I can’t help but think this throws into question whether the voluntary sector should describe itself very differently, in a way that actually reflects its changing makeup and the fact that so many charities and other voluntary sector organisations are viable businesses, and contributing greatly to jobs and economic growth. In fact it’s been a few years since trading took over giving as the main source of income for what is still too-often regarded as a sector run on good will and giving.
The results of a survey we’ve published this week tell us that charities are positive and interested in trading and in the social enterprise approach. When asked how they feel when they hear about social enterprise, 52% say ‘excited’ and 29% say ‘interested and want to know more’. Only 7% say ‘nervous’. While the majority (92%) say they would like to increase their income from trading and government contracts in the next three years, three quarters (74%) of respondents say there is not enough support available to help charities make the transition from voluntary to trading income. Two-thirds (63%) say more government support is needed.
Some charities have already made the move, like the London Early Years Foundation, recognised at the National Business Awards late last year for turning a vulnerable, grant-dependent charity into a sustainable business. In 2005, the new in post CEO, June O’Sullivan, decided that the charity (which began in 1903) had to become a social enterprise to survive, but wanted to keep the organisation’s ethos firmly intact. The long process involved the management team and every member of staff, who together created a new structure and culture. Already running nine nurseries in the London Borough of Westminster, in 2009 they began to expand their operations, opening branches in other boroughs in the capital.

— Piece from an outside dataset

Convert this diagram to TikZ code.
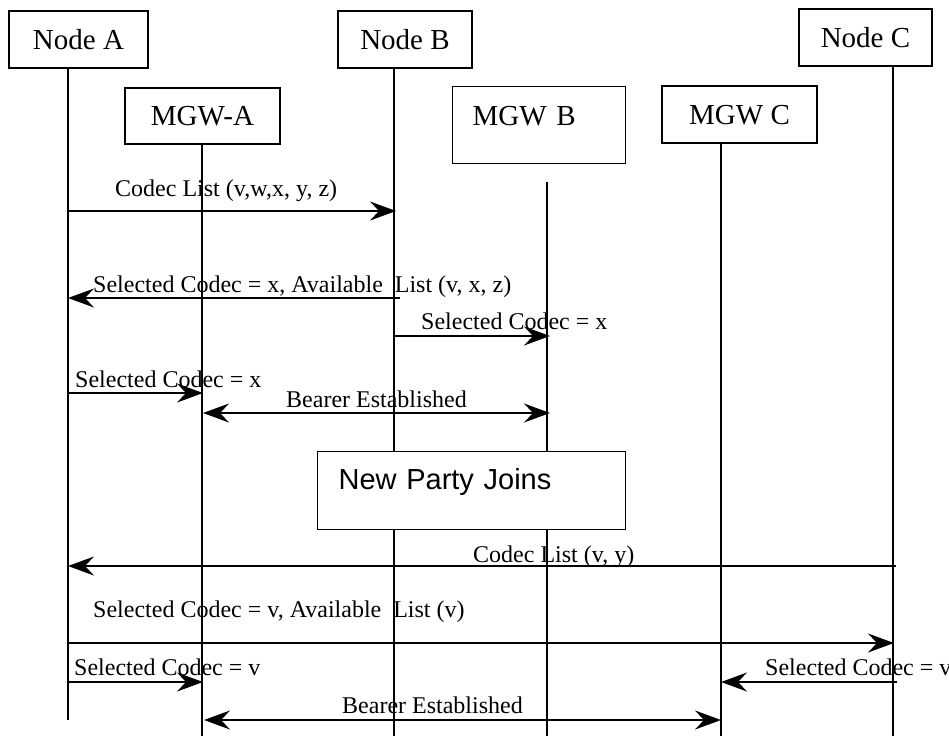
\documentclass[tikz,border=0pt]{standalone}
\usepackage{fontspec}
\setmainfont{Liberation Serif}
\newfontfamily\arialfont{Liberation Sans}
\usetikzlibrary{arrows.meta}
\begin{document}
\begin{tikzpicture}[x=1pt,y=-1pt,
  box/.style={draw, line width=1.3pt, inner sep=0pt, fill=white,
    font=\fontsize{29}{34}\selectfont, text height=19pt, text depth=0pt},
  life/.style={line width=1.3pt},
  tipx/.tip={Stealth[length=26pt,width=19pt,inset=9pt]},
  msg/.style={line width=1.3pt, -tipx},
  bimsg/.style={line width=1.3pt, tipx-tipx},
  lbl/.style={anchor=base west, inner sep=0pt, font=\fontsize{24}{28}\selectfont}]
\useasboundingbox (0,0) rectangle (949,736);

% participants
\node[box, minimum width=139pt, minimum height=57pt] (nA) at (78.5,39.5) {Node A};
\node[box, minimum width=134pt, minimum height=57pt] (nB) at (405,39.5) {Node B};
\node[box, minimum width=133pt, minimum height=57pt] (nC) at (865.5,37.5) {Node C};
\node[box, minimum width=155pt, minimum height=56pt] (mA) at (202.5,116) {MGW-A};
\node[box, anchor=north west, inner xsep=20pt, inner ysep=20pt, text width=133pt,
      align=left, text depth=18pt] (mB) at (452,86) {MGW B};
\node[box, minimum width=155pt, minimum height=57pt] (mC) at (739.5,114.5) {MGW C};

% lifelines
\coordinate (aBot) at (68,720);
\coordinate (bBot) at (394,736);
\coordinate (maBot) at (202,736);
\coordinate (mbTop) at (547,182);
\coordinate (mbBot) at (547,736);
\coordinate (mcBot) at (721,736);
\coordinate (cBot) at (893,736);
\draw[life] (nA.south -| aBot) -- (aBot);
\draw[life] (nB.south -| bBot) -- (bBot);
\draw[life] (mA.south -| maBot) -- (maBot);
\draw[life] (mbTop) -- (mbBot);
\draw[life] (mC.south -| mcBot) -- (mcBot);
\draw[life] (nC.south -| cBot) -- (cBot);

% message end points
\coordinate (m1s) at (68,211);  \coordinate (m1e) at (396,211);
\coordinate (m2s) at (400,298); \coordinate (m2e) at (68,298);
\coordinate (m3s) at (394,336); \coordinate (m3e) at (550,336);
\coordinate (m4s) at (68,393);  \coordinate (m4e) at (203,393);
\coordinate (m5s) at (203,413); \coordinate (m5e) at (550,413);
\coordinate (m7s) at (896,566); \coordinate (m7e) at (68,566);
\coordinate (m8s) at (68,643);  \coordinate (m8e) at (894,643);
\coordinate (m9s) at (68,682);  \coordinate (m9e) at (203,682);
\coordinate (m10s) at (897,682); \coordinate (m10e) at (721,682);
\coordinate (m11s) at (204,720); \coordinate (m11e) at (721,720);

\draw[msg] (m1s) -- (m1e);
\draw[msg] (m2s) -- (m2e);
\draw[msg] (m3s) -- (m3e);
\draw[msg] (m4s) -- (m4e);
\draw[bimsg] (m5s) -- (m5e);
\draw[msg] (m7s) -- (m7e);
\draw[msg] (m8s) -- (m8e);
\draw[msg] (m9s) -- (m9e);
\draw[msg] (m10s) -- (m10e);
\draw[bimsg] (m11s) -- (m11e);

% labels
\node[lbl] (l1) at (115,196) {Codec List (v,w,x, y, z)};
\node[lbl] (l2) at (93,292) {Selected Codec = x, Available\ \ List (v, x, z)};
\node[lbl] (l3) at (421,329) {Selected Codec = x};
\node[lbl] (l4) at (75,387) {Selected Codec = x};
\node[lbl] (l5) at (286,407) {Bearer Established};
\node[lbl] (l7) at (473,562) {Codec List (v, y)};
\node[lbl] (l8) at (93,617) {Selected Codec = v, Available\ \ List (v)};
\node[lbl] (l9) at (74,675) {Selected Codec = v};
\node[lbl] (l10) at (765,675) {Selected Codec = v};
\node[lbl] (l11) at (342,713) {Bearer Established};

% event box
\node[draw, line width=1.3pt, fill=white, anchor=north west, inner xsep=21pt, inner ysep=17pt,
      text width=266pt, align=left, text height=21pt, text depth=23pt,
      font=\arialfont\fontsize{29}{34}\selectfont] (np) at (317,451) {New Party Joins};
\end{tikzpicture}
\end{document}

Larger charities have established trading arms, the profits of which are reinvested back into an organisation’s central pot. While Age UK’s trading arm has been going for some time (in 2011 Age Concern Enterprises returned more than £21m) other well-known charities are at the beginning of their journey. Auto 22 is a social enterprise; a car servicing and repair business, part of the national charity Catch22, which provides servicing and repairs to the public while offering young people the chance to gain real-work experience in a professional working environment. These are inspiring examples, but the reality of getting a social enterprise off the ground can be a daunting task, and it’s by no means a quick fix. Becoming a social enterprise is a strategic decision, and it’s not for every charity.
Our survey reveals that the two main barriers stopping charities from becoming more socially enterprising are a lack of appropriate business skills or experience among a workforce (49%), and a lack of access to investments/loans (45%). Perhaps not surprisingly, a fifth of those polled say scepticism from trustees (18%). Charity trustees have a legal obligation to minimise risk to the organisation, but if charities want to move to an enterprising approach, they have to be able to take financial risks. Transitioning to social enterprise also means adopting an entrepreneurial culture and mindset throughout the organisation. It can empower a staff team and enable employees to put their business ideas and skills to good use (or mean bringing in new people and skills). But it can give an organisation the freedom to be much more innovative in service-design and delivery.
Hearing that the move to social enterprise is no quick fix might not be what charities want to hear in the face of cuts, donor giving on the wane and traditional funding streams drying up. But it’s encouraging that the research points to a positive attitude, and it’s the job of organisations like Social Enterprise UK and NCVO to provide support and help charities navigate what at first may seem like a long and winding road. If organisations choose to adapt and be more entrepreneurial to weather this funding storm, they might just come out the other side stronger.